The Consequences of Gentrification: A Focus on Residents’ Financial Health in Philadelphia

Lei Ding
Federal Reserve Bank of Philadelphia

Jackelyn Hwang
Princeton University


The views expressed in this article are those of the authors and do not necessarily reflect the views of the Federal Reserve Bank of Philadelphia or the Federal Reserve System.
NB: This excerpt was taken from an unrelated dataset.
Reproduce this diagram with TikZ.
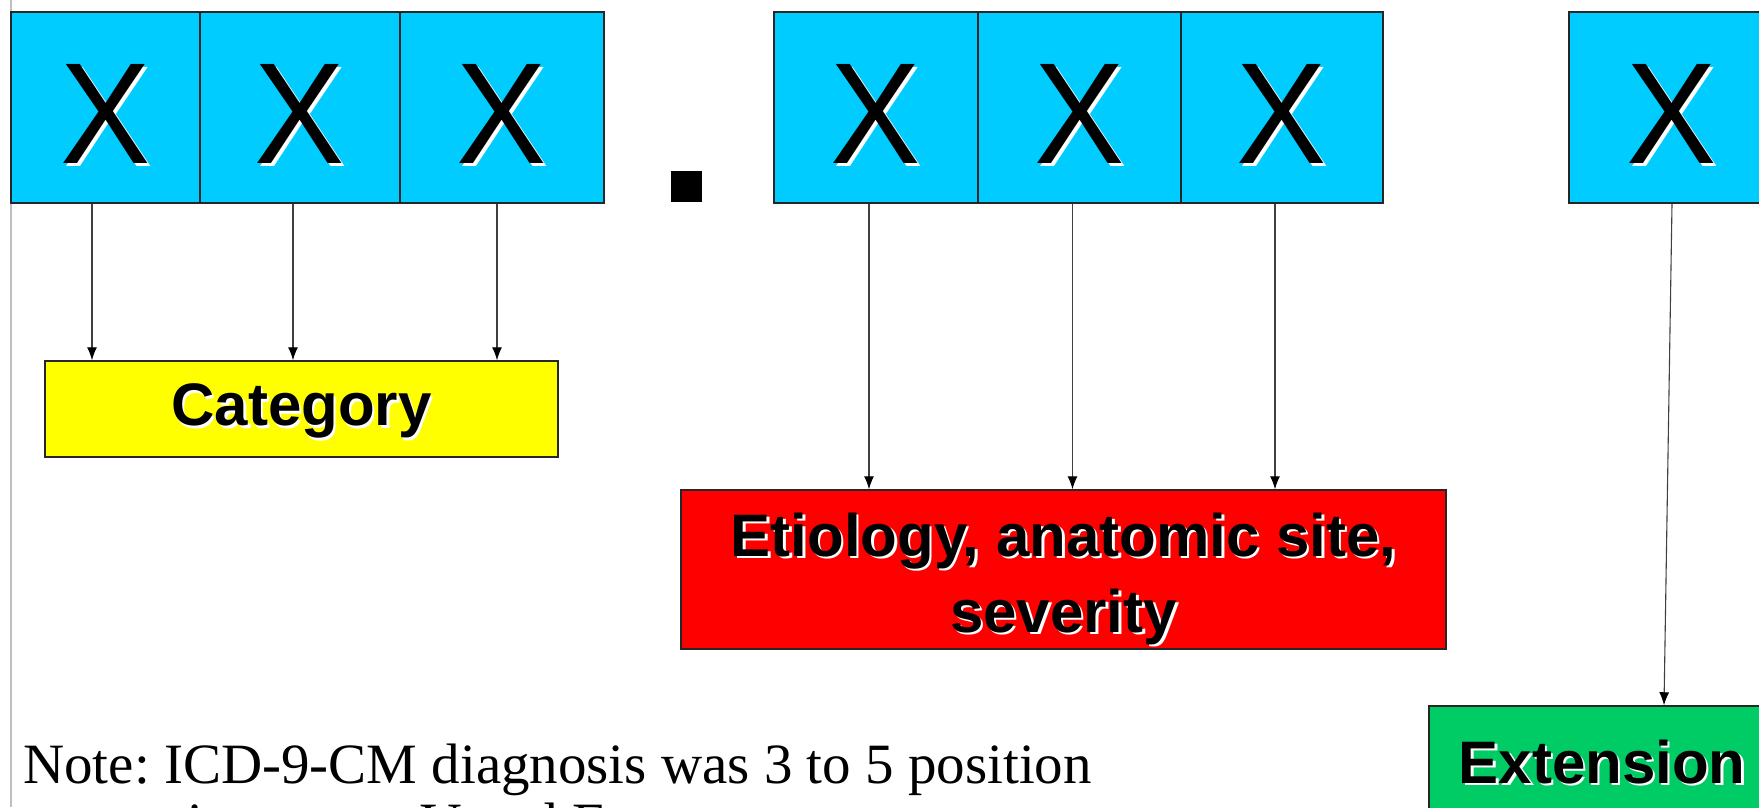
\documentclass[tikz,border=0pt]{standalone}
\usepackage{fontspec}
\setmainfont{Liberation Serif}
\newfontfamily\arialfont{Liberation Sans}
\usetikzlibrary{arrows.meta,calc}
\definecolor{cyanbox}{RGB}{0,204,255}
\definecolor{yellowbox}{RGB}{255,255,0}
\definecolor{redbox}{RGB}{255,0,0}
\definecolor{greenbox}{RGB}{0,204,102}
\newcommand{\shd}[2][3pt]{\makebox[0pt][l]{\kern#1\raisebox{-#1}{\textcolor{white}{#2}}}#2}
\newcommand{\bigX}{\scalebox{0.94}[1]{\shd{X}}}
\frenchspacing
\begin{document}
\begin{tikzpicture}[x=1pt,y=-1pt,
  cell/.style={draw=black!85, line width=1.5pt, fill=cyanbox, inner sep=0pt,
    minimum height=191pt, text height=115pt,
    font=\arialfont\fontsize{144}{144}\selectfont},
  label/.style={draw=black!85, line width=1.5pt, inner sep=0pt, align=center,
    font=\arialfont\bfseries\fontsize{60}{76}\selectfont},
  arr/.style={draw=black!75, line width=1.1pt, -{Latex[length=13pt,width=10pt,color=black]}},
  notetext/.style={anchor=base west, inner sep=0pt, font=\fontsize{57}{57}\selectfont}
]
\useasboundingbox (0,0) rectangle (1759,807);
\clip (0,0) rectangle (1759,807);
\fill[white] (0,0) rectangle (1759,807);
\draw[black!25, line width=1.5pt] (11,0) -- (11,807);

% top row
\node[cell, minimum width=189pt] (a1) at (105.5,107.5) {\bigX};
\node[cell, minimum width=200pt] (a2) at (300,107.5) {\bigX};
\node[cell, minimum width=204pt] (a3) at (502,107.5) {\bigX};
\node[fill=black, minimum size=31pt, inner sep=0pt] (dot) at (686.5,186.5) {};
\node[cell, minimum width=204pt] (b1) at (876,107.5) {\bigX};
\node[cell, minimum width=203pt] (b2) at (1079.5,107.5) {\bigX};
\node[cell, minimum width=202pt] (b3) at (1282,107.5) {\bigX};
\node[cell, minimum width=206pt] (c1) at (1672,107.5) {\bigX};

% labels
\node[label, fill=yellowbox, minimum width=513pt, minimum height=96pt, text height=49pt] (cat) at (301.5,409) {\shd[2.5pt]{Category}};
\node[label, fill=redbox, minimum width=765pt, minimum height=159pt, text height=140pt] (eti) at (1063.5,569.5)
  {\shd[2.5pt]{Etiology, anatomic site,}\\\shd[2.5pt]{severity}};
\node[label, fill=greenbox, minimum width=346pt, minimum height=114pt] (ext) at (1602,763) {\shd[2.5pt]{Extension}};

% connectors
\draw[arr] ([xshift=-13.5pt]a1.south) -- ([xshift=-13.5pt]a1.south |- cat.north);
\draw[arr] ([xshift=-7pt]a2.south) -- ([xshift=-7pt]a2.south |- cat.north);
\draw[arr] ([xshift=-5pt]a3.south) -- ([xshift=-5pt]a3.south |- cat.north);
\draw[arr] ([xshift=-7pt]b1.south) -- ([xshift=-7pt]b1.south |- eti.north);
\draw[arr] ([xshift=-7pt]b2.south) -- ([xshift=-7pt]b2.south |- eti.north);
\draw[arr] ([xshift=-7pt]b3.south) -- ([xshift=-7pt]b3.south |- eti.north);
\draw[arr] (c1.south) -- ([xshift=62pt]ext.north);

% note
\node[notetext] (note1) at (23,783) {Note: ICD-9-CM diagnosis was 3 to 5 position};
\node[notetext] (note2) at (42,842) {numeric, except V and E};
\end{tikzpicture}
\end{document}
Considerable debate and controversy continue regarding the effects of gentrification on neighborhoods and the people residing in them. This article draws on a unique largescale consumer credit database to examine the relationship between gentrification and the credit scores of residents in the city of Philadelphia from 2002 to 2014. We find that gentrification is positively associated with changes in residents’ credit scores, on average, for those who stay, and this relationship is stronger for residents in neighborhoods in the more advanced stages of gentrification. Gentrification is also positively associated with credit score changes for less-advantaged residents (those with low credit scores, older residents, longer-term residents, or those without mortgages) if they do not move, though the magnitude of this positive association is smaller than for their more advantaged counterparts. Nonetheless, moving from gentrifying neighborhoods is negatively associated with credit score changes for less-advantaged residents, residents who move to lower-income neighborhoods, and residents who move to any other neighborhoods within the city (instead of outside the city) relative to those who stay. The results demonstrate how the association between gentrification and residents’ financial health is uneven, especially for less-advantaged residents.